Morto Manzella, lo scettro passa al suo braccio destro: Gaetano Badalamenti. <<Don Tano>>, imbastisce in pompa magna il traffico di eroina con gli Stati Uniti. Si è fatto costruire a suo uso e consumo l’aeroporto di Punta Raisi, ad un tiro di schioppo da Cinisi.
Lì l’ha voluto e lì l’hanno costruito, nonostante tutti i pareri tecnici avessero individuato un’altra area, quella compresa tra l’Astra e Acqua dei Corsari.
L’opera venne sfiocchettata nel 1960 e vennero subito a galla tutte le magagne. Quella più grossa era rappresentata dai venti meridionali di scirocco. Smitragliate di aria bollente che rendevano “Punta Raisi” un luogo poco ospitale per rullate, decolli ed atterraggi.

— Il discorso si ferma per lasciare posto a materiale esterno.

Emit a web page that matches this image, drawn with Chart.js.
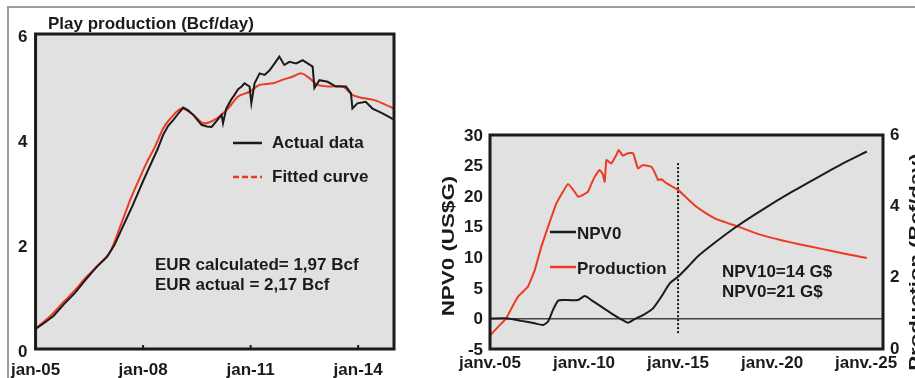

Per rendere lo scalo meno impraticabile venne realizzata un’ulteriore pista trasversale rispetto alle altre due, per la quale l’amministrazione comunale decise d’imperio una raffica di procedure d’esproprio. Con la forza vennero fatti sloggiare dalle loro terre duecento famiglie contadine.
Zitti e mosca, tranne il solito rompi coglioni di Peppino che fino all’ultimo respiro denuncia uno spudorato saccheggio che grida vendetta. Anche per questo gli hanno fatto fare il “botto”.
Vito, Faro, Salvo e Giovannino i compagni della radio fanno quello che avrebbero dovuto fare i carabinieri. Cercano e trovano la prova schiacciante dell’esecuzione di Peppino: una pietra macchiata di sangue in un casolare poco distante la ferrovia. I suoi assassini - i picciotti di Don Tano - lo hanno prima colpito, poi trascinato sulle rotaie e fatto saltare in aria con dieci candelotti di esplosivo.
Peppino Impastato nato a Cinisi, in provincia di Palermo, il 5 gennaio del 1942: <<Noi ci dobbiamo ribellare. Prima che sia troppo tardi. Prima di non accorgerci più di niente>>.